WHAT IS BEING ASKED
Restate the listing below word for word, omitting any images.

* begin DATA SEGMENT *

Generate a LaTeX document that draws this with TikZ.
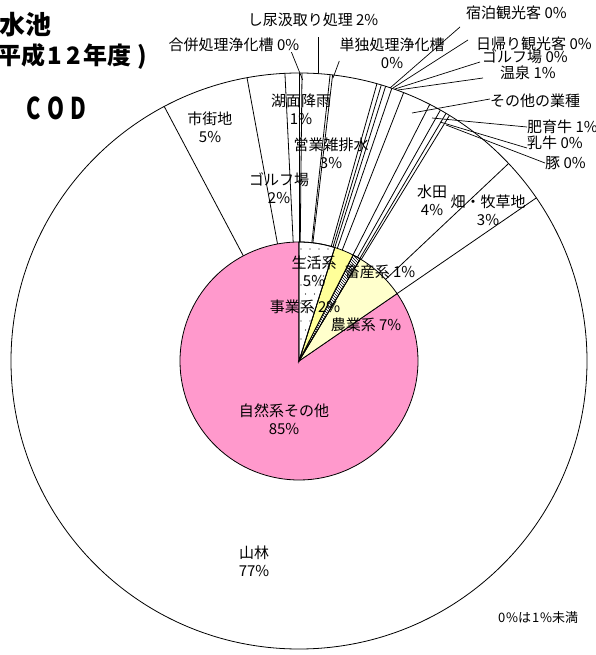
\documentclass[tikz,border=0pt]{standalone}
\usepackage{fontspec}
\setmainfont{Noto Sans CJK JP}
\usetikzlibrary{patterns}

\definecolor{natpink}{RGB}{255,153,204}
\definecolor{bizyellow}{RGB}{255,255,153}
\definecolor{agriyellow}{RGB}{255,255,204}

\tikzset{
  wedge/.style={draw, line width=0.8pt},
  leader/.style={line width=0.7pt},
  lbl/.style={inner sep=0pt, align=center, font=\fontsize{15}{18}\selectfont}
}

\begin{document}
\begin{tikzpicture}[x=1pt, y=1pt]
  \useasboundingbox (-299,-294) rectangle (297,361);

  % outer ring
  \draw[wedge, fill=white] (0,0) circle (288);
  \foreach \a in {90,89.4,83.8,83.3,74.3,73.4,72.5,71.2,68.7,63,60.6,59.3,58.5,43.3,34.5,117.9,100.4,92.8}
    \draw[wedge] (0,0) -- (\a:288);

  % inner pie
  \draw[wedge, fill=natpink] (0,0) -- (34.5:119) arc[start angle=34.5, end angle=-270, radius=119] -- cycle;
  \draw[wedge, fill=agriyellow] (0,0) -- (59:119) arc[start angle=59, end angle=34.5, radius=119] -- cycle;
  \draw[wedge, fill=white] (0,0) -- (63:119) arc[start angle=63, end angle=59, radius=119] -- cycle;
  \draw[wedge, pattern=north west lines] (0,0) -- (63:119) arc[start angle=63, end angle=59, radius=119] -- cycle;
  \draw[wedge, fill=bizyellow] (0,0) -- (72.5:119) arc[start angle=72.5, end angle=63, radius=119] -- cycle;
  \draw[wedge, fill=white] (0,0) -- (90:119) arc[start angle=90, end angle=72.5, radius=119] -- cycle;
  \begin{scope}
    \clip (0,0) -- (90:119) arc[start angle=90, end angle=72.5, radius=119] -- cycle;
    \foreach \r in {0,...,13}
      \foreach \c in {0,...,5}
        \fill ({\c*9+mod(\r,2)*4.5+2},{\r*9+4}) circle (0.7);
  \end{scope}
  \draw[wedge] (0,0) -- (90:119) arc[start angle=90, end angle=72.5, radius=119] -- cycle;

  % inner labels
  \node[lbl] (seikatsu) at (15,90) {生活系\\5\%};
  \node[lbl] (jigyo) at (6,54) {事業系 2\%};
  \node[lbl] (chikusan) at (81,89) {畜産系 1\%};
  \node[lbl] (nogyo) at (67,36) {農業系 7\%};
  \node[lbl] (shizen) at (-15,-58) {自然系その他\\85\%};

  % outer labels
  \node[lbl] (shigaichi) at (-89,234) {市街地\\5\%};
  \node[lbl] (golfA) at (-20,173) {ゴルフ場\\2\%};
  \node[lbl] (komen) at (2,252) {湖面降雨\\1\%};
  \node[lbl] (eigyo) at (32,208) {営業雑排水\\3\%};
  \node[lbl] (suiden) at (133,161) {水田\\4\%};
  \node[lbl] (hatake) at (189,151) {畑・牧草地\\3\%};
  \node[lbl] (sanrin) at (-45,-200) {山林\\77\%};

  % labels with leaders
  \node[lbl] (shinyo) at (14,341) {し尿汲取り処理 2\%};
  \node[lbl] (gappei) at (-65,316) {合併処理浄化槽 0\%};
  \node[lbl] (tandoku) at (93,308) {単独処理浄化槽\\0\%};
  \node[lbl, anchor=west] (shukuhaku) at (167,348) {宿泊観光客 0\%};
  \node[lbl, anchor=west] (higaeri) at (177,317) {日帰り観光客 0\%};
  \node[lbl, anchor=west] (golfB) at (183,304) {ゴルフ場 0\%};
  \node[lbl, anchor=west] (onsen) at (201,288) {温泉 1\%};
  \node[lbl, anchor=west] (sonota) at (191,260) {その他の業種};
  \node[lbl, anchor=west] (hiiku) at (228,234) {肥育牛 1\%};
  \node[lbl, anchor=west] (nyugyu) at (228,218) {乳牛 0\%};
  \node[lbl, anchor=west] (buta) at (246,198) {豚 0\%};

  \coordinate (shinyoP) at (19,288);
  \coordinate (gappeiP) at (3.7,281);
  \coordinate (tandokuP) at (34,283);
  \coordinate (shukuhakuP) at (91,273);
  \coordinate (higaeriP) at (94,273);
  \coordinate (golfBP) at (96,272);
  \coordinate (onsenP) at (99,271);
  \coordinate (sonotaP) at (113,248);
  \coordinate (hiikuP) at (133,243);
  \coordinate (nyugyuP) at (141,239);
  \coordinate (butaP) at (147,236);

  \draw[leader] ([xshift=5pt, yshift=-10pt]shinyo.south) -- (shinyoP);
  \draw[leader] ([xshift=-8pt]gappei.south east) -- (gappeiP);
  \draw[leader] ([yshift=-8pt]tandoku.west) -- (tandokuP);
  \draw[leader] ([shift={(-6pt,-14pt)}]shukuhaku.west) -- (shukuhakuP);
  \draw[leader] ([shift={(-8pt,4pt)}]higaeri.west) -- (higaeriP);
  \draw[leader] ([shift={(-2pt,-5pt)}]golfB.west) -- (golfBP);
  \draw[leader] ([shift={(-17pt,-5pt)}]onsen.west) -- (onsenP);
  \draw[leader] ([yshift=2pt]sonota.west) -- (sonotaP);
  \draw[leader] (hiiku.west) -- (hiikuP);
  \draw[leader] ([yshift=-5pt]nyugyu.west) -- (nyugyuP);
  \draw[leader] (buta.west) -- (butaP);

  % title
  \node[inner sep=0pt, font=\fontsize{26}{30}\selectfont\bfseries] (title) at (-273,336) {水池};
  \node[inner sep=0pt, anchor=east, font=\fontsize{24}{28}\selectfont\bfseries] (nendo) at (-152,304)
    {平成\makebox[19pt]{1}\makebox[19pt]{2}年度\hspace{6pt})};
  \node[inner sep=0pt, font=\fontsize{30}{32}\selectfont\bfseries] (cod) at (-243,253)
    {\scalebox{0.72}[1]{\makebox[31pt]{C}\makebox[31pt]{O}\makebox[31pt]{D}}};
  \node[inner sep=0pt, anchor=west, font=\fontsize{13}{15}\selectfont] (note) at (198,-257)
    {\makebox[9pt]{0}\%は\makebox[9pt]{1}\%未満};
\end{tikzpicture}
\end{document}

* end DATA SEGMENT *

ANSWER IN FULL
Generate a LaTeX document that draws this with TikZ.
\documentclass[tikz,border=0pt]{standalone}
\usepackage{fontspec}
\setmainfont{Noto Sans CJK JP}
\usetikzlibrary{patterns}

\definecolor{natpink}{RGB}{255,153,204}
\definecolor{bizyellow}{RGB}{255,255,153}
\definecolor{agriyellow}{RGB}{255,255,204}

\tikzset{
  wedge/.style={draw, line width=0.8pt},
  leader/.style={line width=0.7pt},
  lbl/.style={inner sep=0pt, align=center, font=\fontsize{15}{18}\selectfont}
}

\begin{document}
\begin{tikzpicture}[x=1pt, y=1pt]
  \useasboundingbox (-299,-294) rectangle (297,361);

  % outer ring
  \draw[wedge, fill=white] (0,0) circle (288);
  \foreach \a in {90,89.4,83.8,83.3,74.3,73.4,72.5,71.2,68.7,63,60.6,59.3,58.5,43.3,34.5,117.9,100.4,92.8}
    \draw[wedge] (0,0) -- (\a:288);

  % inner pie
  \draw[wedge, fill=natpink] (0,0) -- (34.5:119) arc[start angle=34.5, end angle=-270, radius=119] -- cycle;
  \draw[wedge, fill=agriyellow] (0,0) -- (59:119) arc[start angle=59, end angle=34.5, radius=119] -- cycle;
  \draw[wedge, fill=white] (0,0) -- (63:119) arc[start angle=63, end angle=59, radius=119] -- cycle;
  \draw[wedge, pattern=north west lines] (0,0) -- (63:119) arc[start angle=63, end angle=59, radius=119] -- cycle;
  \draw[wedge, fill=bizyellow] (0,0) -- (72.5:119) arc[start angle=72.5, end angle=63, radius=119] -- cycle;
  \draw[wedge, fill=white] (0,0) -- (90:119) arc[start angle=90, end angle=72.5, radius=119] -- cycle;
  \begin{scope}
    \clip (0,0) -- (90:119) arc[start angle=90, end angle=72.5, radius=119] -- cycle;
    \foreach \r in {0,...,13}
      \foreach \c in {0,...,5}
        \fill ({\c*9+mod(\r,2)*4.5+2},{\r*9+4}) circle (0.7);
  \end{scope}
  \draw[wedge] (0,0) -- (90:119) arc[start angle=90, end angle=72.5, radius=119] -- cycle;

  % inner labels
  \node[lbl] (seikatsu) at (15,90) {生活系\\5\%};
  \node[lbl] (jigyo) at (6,54) {事業系 2\%};
  \node[lbl] (chikusan) at (81,89) {畜産系 1\%};
  \node[lbl] (nogyo) at (67,36) {農業系 7\%};
  \node[lbl] (shizen) at (-15,-58) {自然系その他\\85\%};

  % outer labels
  \node[lbl] (shigaichi) at (-89,234) {市街地\\5\%};
  \node[lbl] (golfA) at (-20,173) {ゴルフ場\\2\%};
  \node[lbl] (komen) at (2,252) {湖面降雨\\1\%};
  \node[lbl] (eigyo) at (32,208) {営業雑排水\\3\%};
  \node[lbl] (suiden) at (133,161) {水田\\4\%};
  \node[lbl] (hatake) at (189,151) {畑・牧草地\\3\%};
  \node[lbl] (sanrin) at (-45,-200) {山林\\77\%};

  % labels with leaders
  \node[lbl] (shinyo) at (14,341) {し尿汲取り処理 2\%};
  \node[lbl] (gappei) at (-65,316) {合併処理浄化槽 0\%};
  \node[lbl] (tandoku) at (93,308) {単独処理浄化槽\\0\%};
  \node[lbl, anchor=west] (shukuhaku) at (167,348) {宿泊観光客 0\%};
  \node[lbl, anchor=west] (higaeri) at (177,317) {日帰り観光客 0\%};
  \node[lbl, anchor=west] (golfB) at (183,304) {ゴルフ場 0\%};
  \node[lbl, anchor=west] (onsen) at (201,288) {温泉 1\%};
  \node[lbl, anchor=west] (sonota) at (191,260) {その他の業種};
  \node[lbl, anchor=west] (hiiku) at (228,234) {肥育牛 1\%};
  \node[lbl, anchor=west] (nyugyu) at (228,218) {乳牛 0\%};
  \node[lbl, anchor=west] (buta) at (246,198) {豚 0\%};

  \coordinate (shinyoP) at (19,288);
  \coordinate (gappeiP) at (3.7,281);
  \coordinate (tandokuP) at (34,283);
  \coordinate (shukuhakuP) at (91,273);
  \coordinate (higaeriP) at (94,273);
  \coordinate (golfBP) at (96,272);
  \coordinate (onsenP) at (99,271);
  \coordinate (sonotaP) at (113,248);
  \coordinate (hiikuP) at (133,243);
  \coordinate (nyugyuP) at (141,239);
  \coordinate (butaP) at (147,236);

  \draw[leader] ([xshift=5pt, yshift=-10pt]shinyo.south) -- (shinyoP);
  \draw[leader] ([xshift=-8pt]gappei.south east) -- (gappeiP);
  \draw[leader] ([yshift=-8pt]tandoku.west) -- (tandokuP);
  \draw[leader] ([shift={(-6pt,-14pt)}]shukuhaku.west) -- (shukuhakuP);
  \draw[leader] ([shift={(-8pt,4pt)}]higaeri.west) -- (higaeriP);
  \draw[leader] ([shift={(-2pt,-5pt)}]golfB.west) -- (golfBP);
  \draw[leader] ([shift={(-17pt,-5pt)}]onsen.west) -- (onsenP);
  \draw[leader] ([yshift=2pt]sonota.west) -- (sonotaP);
  \draw[leader] (hiiku.west) -- (hiikuP);
  \draw[leader] ([yshift=-5pt]nyugyu.west) -- (nyugyuP);
  \draw[leader] (buta.west) -- (butaP);

  % title
  \node[inner sep=0pt, font=\fontsize{26}{30}\selectfont\bfseries] (title) at (-273,336) {水池};
  \node[inner sep=0pt, anchor=east, font=\fontsize{24}{28}\selectfont\bfseries] (nendo) at (-152,304)
    {平成\makebox[19pt]{1}\makebox[19pt]{2}年度\hspace{6pt})};
  \node[inner sep=0pt, font=\fontsize{30}{32}\selectfont\bfseries] (cod) at (-243,253)
    {\scalebox{0.72}[1]{\makebox[31pt]{C}\makebox[31pt]{O}\makebox[31pt]{D}}};
  \node[inner sep=0pt, anchor=west, font=\fontsize{13}{15}\selectfont] (note) at (198,-257)
    {\makebox[9pt]{0}\%は\makebox[9pt]{1}\%未満};
\end{tikzpicture}
\end{document}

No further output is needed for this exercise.